== EXERCISE TASK ==
Extract exactly the lines from the top of the records through the line containing "plt.rcParams['font.family'] = ['Lato', 'DejaVu", and keep pictures out of the copy.

Dataset entries
+++++

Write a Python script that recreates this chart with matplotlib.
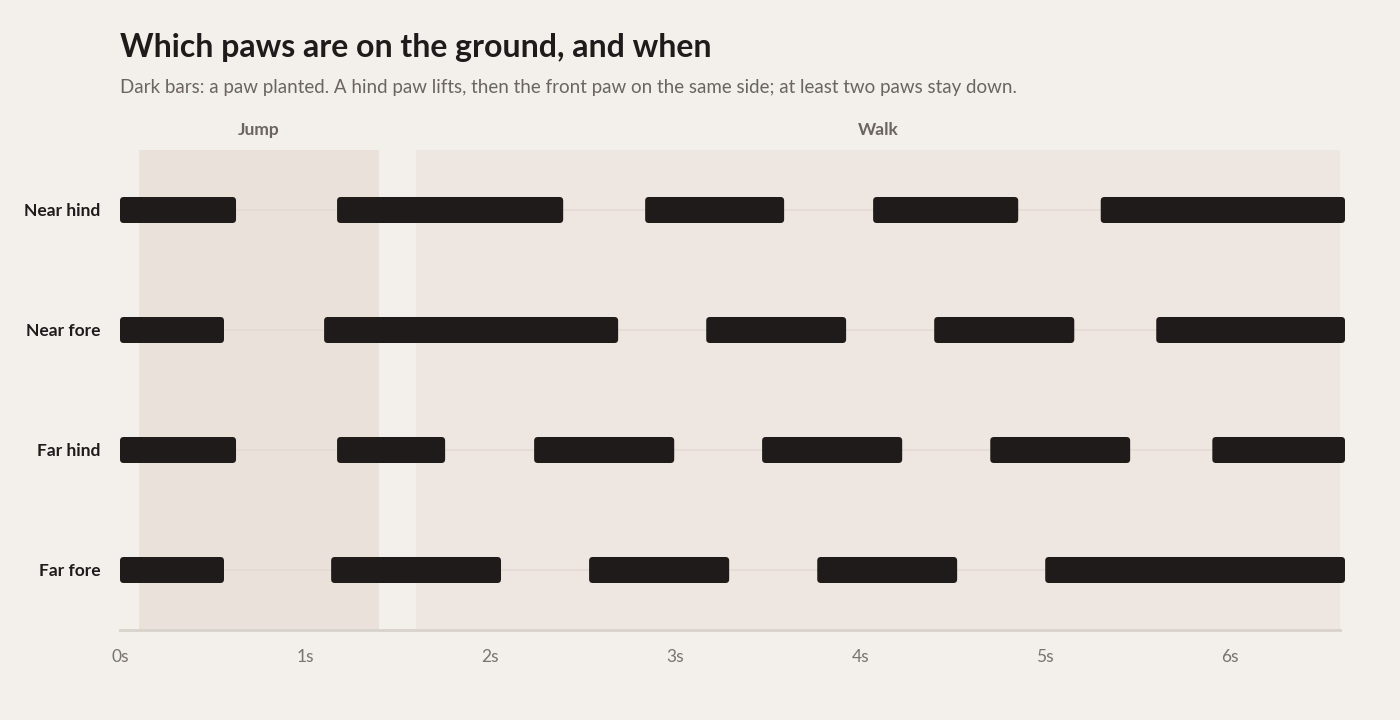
import matplotlib
matplotlib.use("Agg")
import matplotlib.pyplot as plt
from matplotlib.patches import FancyBboxPatch, Rectangle

plt.rcParams['font.family'] = ['Lato', 'DejaVu Sans']

paws = ["Near hind", "Near fore", "Far hind", "Far fore"]
stances = {
    "Near hind": [(0.0, 0.627), (1.173, 2.395), (2.838, 3.589), (4.07, 4.854), (5.30, 6.62)],
    "Near fore": [(0.0, 0.562), (1.103, 2.692), (3.168, 3.924), (4.40, 5.157), (5.60, 6.62)],
    "Far hind": [(0.0, 0.627), (1.173, 1.757), (2.238, 2.995), (3.47, 4.227), (4.703, 5.459), (5.903, 6.62)],
    "Far fore": [(0.0, 0.562), (1.141, 2.059), (2.535, 3.292), (3.768, 4.524), (5.0, 6.62)],
}
phases = [("Jump", 0.103, 1.40, "#e9e1da"), ("Walk", 1.60, 6.595, "#eee6e0")]
ticks = [0, 1, 2, 3, 4, 5, 6]

bg = "#f3efeb"
fig = plt.figure(figsize=(14, 7.2), dpi=100, facecolor=bg)
ax = fig.add_axes([120/1400, 1-630/720, 1225/1400, 480/720])
ax.set_facecolor(bg)
ax.set_xlim(0, 6.62)
ax.set_ylim(3.5, -0.5)

for name, a, b, c in phases:
    ax.add_patch(Rectangle((a, -0.5), b-a, 4, facecolor=c, edgecolor='none', zorder=0))
    ax.text((a+b)/2, -0.6, name, ha='center', va='bottom', fontsize=12.5,
            fontweight='bold', color='#6b6460')

bh = 26/120
for i, p in enumerate(paws):
    ax.plot([0, 6.595], [i, i], color='#e2dad3', lw=1.2, zorder=1)
    for a, b in stances[p]:
        ax.add_patch(FancyBboxPatch((a, i-bh/2), b-a, bh,
                                    boxstyle="round,pad=0,rounding_size=0.02",
                                    mutation_aspect=1.54, facecolor='#1f1b1a',
                                    edgecolor='none', zorder=2))

ax.set_yticks(range(4))
ax.set_yticklabels(paws, fontsize=12.5, fontweight='bold', color='#1f1b1a')
ax.set_xticks(ticks)
ax.set_xticklabels([f"{t}s" for t in ticks], fontsize=12.5, color='#7a736e')
ax.tick_params(length=0, pad=14)
ax.tick_params(axis='y', pad=14)
for s in ax.spines.values():
    s.set_visible(False)
ax.plot([0, 6.595], [3.5, 3.5], color='#d9d2cc', lw=2, clip_on=False, zorder=3)

fig.text(120/1400, 1-47/720, "Which paws are on the ground, and when", fontsize=23,
         fontweight='bold', color='#1f1b1a', va='center')
fig.text(120/1400, 1-88/720, "Dark bars: a paw planted. A hind paw lifts, then the front paw on the same side; at least two paws stay down.",
         fontsize=13.5, color='#6b6460', va='center')

fig.savefig("out.png", dpi=100, facecolor=bg)
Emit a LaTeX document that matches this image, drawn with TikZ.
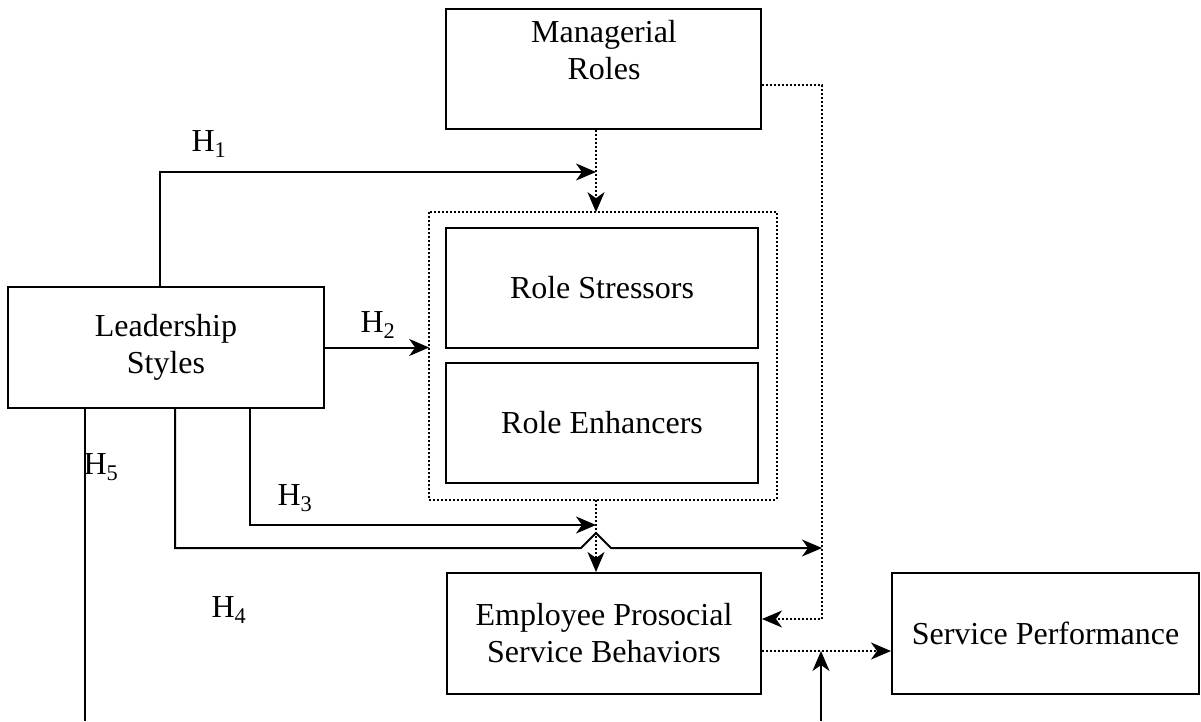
\documentclass[tikz,border=0pt]{standalone}
\usepackage{fontspec}
\setmainfont{Liberation Serif}
\usetikzlibrary{arrows.meta,calc}
\begin{document}
\begin{tikzpicture}[x=1pt,y=-1pt,
  box/.style={draw,line width=2pt,rectangle,inner sep=0pt,align=center,
    font=\fontsize{32}{37}\selectfont},
  lbl/.style={font=\fontsize{32}{37}\selectfont,inner sep=0pt},
  conn/.style={line width=2pt},
  dotln/.style={line width=1.7pt,dash pattern=on 2pt off 2pt},
  tip/.style={-{Stealth[length=20pt,width=17pt,inset=6pt]}}
]
\useasboundingbox (0,0) rectangle (1201,721);
% boxes
\node[box,minimum width=315,minimum height=120] (mr) at (603.5,69) {};
\node[lbl,align=center] (mrt) at (604,50) {Managerial\\Roles};
\node[box,minimum width=316,minimum height=121] (ls) at (166,347.5) {Leadership\\Styles};
\node[box,draw=none,dotln,minimum width=346,minimum height=286] (outer) at (603,356) {};
\draw[dotln] (outer.north west) rectangle (outer.south east);
\node[box,minimum width=312,minimum height=120] (rs) at (602,288) {Role Stressors};
\node[box,minimum width=312,minimum height=120] (re) at (602,423) {Role Enhancers};
\node[box,minimum width=314,minimum height=121] (ep) at (604,633.5) {Employee Prosocial\\Service Behaviors};
\node[box,minimum width=307,minimum height=121] (sp) at (1045.5,633.5) {Service Performance};
% coordinates
\coordinate (h1end) at (596,172);
\coordinate (h3end) at (596,525);
\coordinate (h4end) at (822,548);
\coordinate (h5end) at (85,721);
\coordinate (mrc) at (822,85);
\coordinate (spin) at (821,721);
% H1
\draw[conn,tip] ([xshift=-6]ls.north) |- (h1end);
% managerial down
\draw[dotln,tip] (mr.south -| h1end) -- (outer.north -| h1end);
% H2
\draw[conn,tip] (ls.east) -- (ls.east -| outer.west);
% outer to employee
\draw[dotln,tip] (outer.south -| h1end) -- (ep.north -| h1end);
% H3
\draw[conn,tip] (ls.south -| 250,0) |- (h3end);
% H4 with bridge
\draw[conn,tip] (ls.south -| 175,0) -- (175,548) -- (581,548) -- (596,533) -- (611,548) -- (h4end);
% H5
\draw[conn] (ls.south -| h5end) -- (h5end);
% managerial right dotted
\draw[dotln,tip] (mr.east |- mrc) -- (mrc) -- (822,619) -- (ep.east |- 0,619);
% employee to service performance
\draw[dotln,tip] (ep.east |- 0,651) -- (sp.west |- 0,651);
\draw[conn,tip] (spin) -- (spin |- 0,651);
% labels
\node[lbl] (l1) at (209,144) {H\textsubscript{1}};
\node[lbl] (l2) at (378,325) {H\textsubscript{2}};
\node[lbl] (l3) at (295,498) {H\textsubscript{3}};
\node[lbl] (l4) at (229,610) {H\textsubscript{4}};
\node[lbl] (l5) at (101,467) {H\textsubscript{5}};
\end{tikzpicture}
\end{document}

+++++

== WRITTEN ANSWER ==
Write a Python script that recreates this chart with matplotlib.
import matplotlib
matplotlib.use("Agg")
import matplotlib.pyplot as plt
from matplotlib.patches import FancyBboxPatch, Rectangle

plt.rcParams['font.family'] = ['Lato', 'DejaVu Sans']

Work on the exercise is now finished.